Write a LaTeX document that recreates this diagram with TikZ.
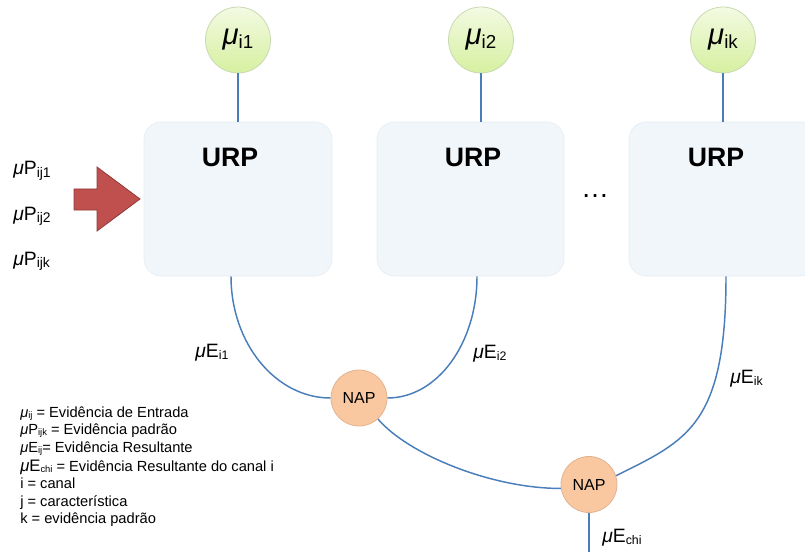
\documentclass[tikz,border=0pt]{standalone}
\usepackage{fontspec}
\usepackage{graphicx}
\setmainfont{Liberation Sans}
\usetikzlibrary{shapes.geometric,calc}
\definecolor{linkblue}{HTML}{4A7EBB}
\definecolor{boxfill}{HTML}{F1F6FA}
\definecolor{boxline}{HTML}{E6EDF2}
\definecolor{elltop}{HTML}{F3FAE2}
\definecolor{ellbot}{HTML}{D6F0A0}
\definecolor{ellline}{HTML}{C9D9B2}
\definecolor{napfill}{HTML}{F9C8A0}
\definecolor{napline}{HTML}{E2B392}
\definecolor{arrfill}{HTML}{C0504D}
\definecolor{arrline}{HTML}{8E3B39}
\newcommand{\sbx}[1]{\raisebox{-0.22ex}{\scalebox{0.64}{#1}}}
\newcommand{\sbw}[1]{\raisebox{-0.22ex}{\scalebox{0.72}{#1}}}
\newcommand{\mmu}{\textit{μ}}
\begin{document}
\begin{tikzpicture}[x=0.75pt,y=-0.75pt,
  ellnode/.style={ellipse,draw=ellline,line width=0.6pt,top color=elltop,bottom color=ellbot,
    minimum width=48.75pt,minimum height=49.5pt,inner sep=0pt,font=\fontsize{22}{22}\selectfont},
  urpbox/.style={rectangle,rounded corners=13pt,fill=boxfill,draw=boxline,line width=0.5pt,
    minimum height=115.5pt,inner sep=0pt},
  urptext/.style={font=\fontsize{20}{20}\selectfont\bfseries,anchor=base,inner sep=0pt},
  napnode/.style={circle,fill=napfill,draw=napline,line width=0.6pt,minimum size=42pt,inner sep=0pt,
    font=\fontsize{12}{12}\selectfont},
  link/.style={draw=linkblue,line width=1.1pt},
  lbl/.style={anchor=base west,inner sep=0pt,font=\fontsize{14.5}{14.5}\selectfont},
  leg/.style={anchor=base west,inner sep=0pt,font=\fontsize{11}{11}\selectfont}]
\useasboundingbox (0,0) rectangle (805,552);
% URP boxes
\node[urpbox,minimum width=141pt] (box1) at (238,199) {};
\node[urpbox,minimum width=140.25pt] (box2) at (470.5,199) {};
\node[urpbox,minimum width=141pt] (box3) at (723,199) {};
\node[urptext] (urp1) at (230,167) {URP};
\node[urptext] (urp2) at (473,167) {URP};
\node[urptext] (urp3) at (716,167) {URP};
\node[inner sep=0pt,font=\fontsize{21}{21}\selectfont] (dots) at (595,196) {…};
% input ellipses
\node[ellnode] (e1) at (238,40) {\mmu\sbx{i1}};
\node[ellnode] (e2) at (481,40) {\mmu\sbx{i2}};
\node[ellnode] (e3) at (723,40) {\mmu\sbx{ik}};
\draw[link] (e1.south) -- (e1.south |- box1.north);
\draw[link] (e2.south) -- (e2.south |- box2.north);
\draw[link] (e3.south) -- (e3.south |- box3.north);
% NAP nodes
\node[napnode] (nap1) at (359,398) {NAP};
\node[napnode] (nap2) at (589,484.5) {NAP};
\coordinate (chiend) at (589,560);
% connectors
\draw[link] ($(box1.south)+(-7,0)$) .. controls +(0,67) and +(-55,0) .. (nap1.west);
\draw[link] ($(box2.south)+(6.5,0)$) .. controls +(0,67) and +(50,0) .. (nap1.east);
\draw[link] (nap1.-48) .. controls +(30,35) and +(-70,0) .. (nap2.188);
\draw[link] ($(box3.south)+(3,0)$) .. controls +(0,150) and +(70,-35) .. (nap2.18);
\draw[link] (nap2.south) -- (chiend);
% red arrow
\draw[fill=arrfill,draw=arrline,line width=0.6pt,line join=miter]
  (74,189) -- (97,189) -- (97,167) -- (140,199) -- (97,231) -- (97,210) -- (74,210) -- cycle;
% left labels
\node[lbl] (p1) at (13,175) {\mmu P\sbw{ij1}};
\node[lbl] (p2) at (13,220) {\mmu P\sbw{ij2}};
\node[lbl] (p3) at (13,265) {\mmu P\sbw{ijk}};
% edge labels
\node[lbl] (l1) at (195,357) {\mmu E\sbx{i1}};
\node[lbl] (l2) at (473,358) {\mmu E\sbx{i2}};
\node[lbl] (l3) at (730,383) {\mmu E\sbx{ik}};
\node[lbl] (l4) at (602,542) {\mmu E\sbx{chi}};
% legend
\node[leg] (g1) at (20,417) {\mmu\sbx{ij} = Evidência de Entrada};
\node[leg] (g2) at (20,434) {\mmu P\sbx{ijk} = Evidência padrão};
\node[leg] (g3) at (20,452) {\mmu E\sbx{ij}= Evidência Resultante};
\node[leg] (g4) at (20,471) {{\fontsize{12.5}{12.5}\selectfont\mmu E}\sbx{chi} = Evidência Resultante do canal i};
\node[leg] (g5) at (20,488) {i = canal};
\node[leg] (g6) at (20,506) {j = característica};
\node[leg] (g7) at (20,523) {k = evidência padrão};
\end{tikzpicture}
\end{document}
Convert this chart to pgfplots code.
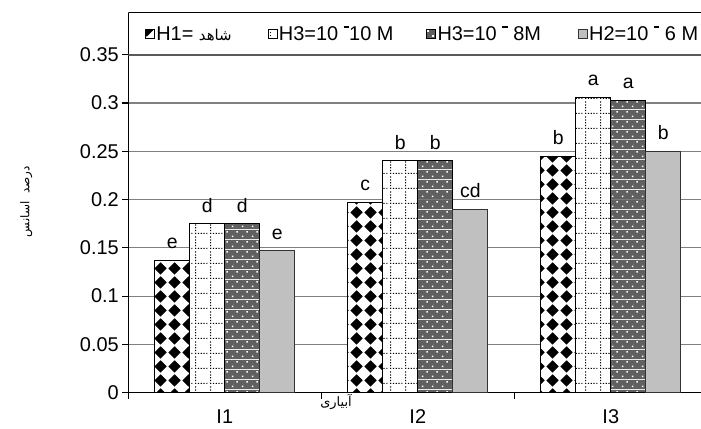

+===+

▸ EXERCISE DESCRIPTION
Repeat each record exactly, with the pictures left out.

▸ EXPECTED ANSWER
Write a LaTeX document that recreates this diagram with TikZ.
\documentclass[tikz,border=0pt]{standalone}
\usepackage{fontspec}
\usepackage{graphicx}
\setmainfont{Liberation Sans}
\usetikzlibrary{shapes.geometric,calc}
\definecolor{linkblue}{HTML}{4A7EBB}
\definecolor{boxfill}{HTML}{F1F6FA}
\definecolor{boxline}{HTML}{E6EDF2}
\definecolor{elltop}{HTML}{F3FAE2}
\definecolor{ellbot}{HTML}{D6F0A0}
\definecolor{ellline}{HTML}{C9D9B2}
\definecolor{napfill}{HTML}{F9C8A0}
\definecolor{napline}{HTML}{E2B392}
\definecolor{arrfill}{HTML}{C0504D}
\definecolor{arrline}{HTML}{8E3B39}
\newcommand{\sbx}[1]{\raisebox{-0.22ex}{\scalebox{0.64}{#1}}}
\newcommand{\sbw}[1]{\raisebox{-0.22ex}{\scalebox{0.72}{#1}}}
\newcommand{\mmu}{\textit{μ}}
\begin{document}
\begin{tikzpicture}[x=0.75pt,y=-0.75pt,
  ellnode/.style={ellipse,draw=ellline,line width=0.6pt,top color=elltop,bottom color=ellbot,
    minimum width=48.75pt,minimum height=49.5pt,inner sep=0pt,font=\fontsize{22}{22}\selectfont},
  urpbox/.style={rectangle,rounded corners=13pt,fill=boxfill,draw=boxline,line width=0.5pt,
    minimum height=115.5pt,inner sep=0pt},
  urptext/.style={font=\fontsize{20}{20}\selectfont\bfseries,anchor=base,inner sep=0pt},
  napnode/.style={circle,fill=napfill,draw=napline,line width=0.6pt,minimum size=42pt,inner sep=0pt,
    font=\fontsize{12}{12}\selectfont},
  link/.style={draw=linkblue,line width=1.1pt},
  lbl/.style={anchor=base west,inner sep=0pt,font=\fontsize{14.5}{14.5}\selectfont},
  leg/.style={anchor=base west,inner sep=0pt,font=\fontsize{11}{11}\selectfont}]
\useasboundingbox (0,0) rectangle (805,552);
% URP boxes
\node[urpbox,minimum width=141pt] (box1) at (238,199) {};
\node[urpbox,minimum width=140.25pt] (box2) at (470.5,199) {};
\node[urpbox,minimum width=141pt] (box3) at (723,199) {};
\node[urptext] (urp1) at (230,167) {URP};
\node[urptext] (urp2) at (473,167) {URP};
\node[urptext] (urp3) at (716,167) {URP};
\node[inner sep=0pt,font=\fontsize{21}{21}\selectfont] (dots) at (595,196) {…};
% input ellipses
\node[ellnode] (e1) at (238,40) {\mmu\sbx{i1}};
\node[ellnode] (e2) at (481,40) {\mmu\sbx{i2}};
\node[ellnode] (e3) at (723,40) {\mmu\sbx{ik}};
\draw[link] (e1.south) -- (e1.south |- box1.north);
\draw[link] (e2.south) -- (e2.south |- box2.north);
\draw[link] (e3.south) -- (e3.south |- box3.north);
% NAP nodes
\node[napnode] (nap1) at (359,398) {NAP};
\node[napnode] (nap2) at (589,484.5) {NAP};
\coordinate (chiend) at (589,560);
% connectors
\draw[link] ($(box1.south)+(-7,0)$) .. controls +(0,67) and +(-55,0) .. (nap1.west);
\draw[link] ($(box2.south)+(6.5,0)$) .. controls +(0,67) and +(50,0) .. (nap1.east);
\draw[link] (nap1.-48) .. controls +(30,35) and +(-70,0) .. (nap2.188);
\draw[link] ($(box3.south)+(3,0)$) .. controls +(0,150) and +(70,-35) .. (nap2.18);
\draw[link] (nap2.south) -- (chiend);
% red arrow
\draw[fill=arrfill,draw=arrline,line width=0.6pt,line join=miter]
  (74,189) -- (97,189) -- (97,167) -- (140,199) -- (97,231) -- (97,210) -- (74,210) -- cycle;
% left labels
\node[lbl] (p1) at (13,175) {\mmu P\sbw{ij1}};
\node[lbl] (p2) at (13,220) {\mmu P\sbw{ij2}};
\node[lbl] (p3) at (13,265) {\mmu P\sbw{ijk}};
% edge labels
\node[lbl] (l1) at (195,357) {\mmu E\sbx{i1}};
\node[lbl] (l2) at (473,358) {\mmu E\sbx{i2}};
\node[lbl] (l3) at (730,383) {\mmu E\sbx{ik}};
\node[lbl] (l4) at (602,542) {\mmu E\sbx{chi}};
% legend
\node[leg] (g1) at (20,417) {\mmu\sbx{ij} = Evidência de Entrada};
\node[leg] (g2) at (20,434) {\mmu P\sbx{ijk} = Evidência padrão};
\node[leg] (g3) at (20,452) {\mmu E\sbx{ij}= Evidência Resultante};
\node[leg] (g4) at (20,471) {{\fontsize{12.5}{12.5}\selectfont\mmu E}\sbx{chi} = Evidência Resultante do canal i};
\node[leg] (g5) at (20,488) {i = canal};
\node[leg] (g6) at (20,506) {j = característica};
\node[leg] (g7) at (20,523) {k = evidência padrão};
\end{tikzpicture}
\end{document}
Convert this chart to pgfplots code.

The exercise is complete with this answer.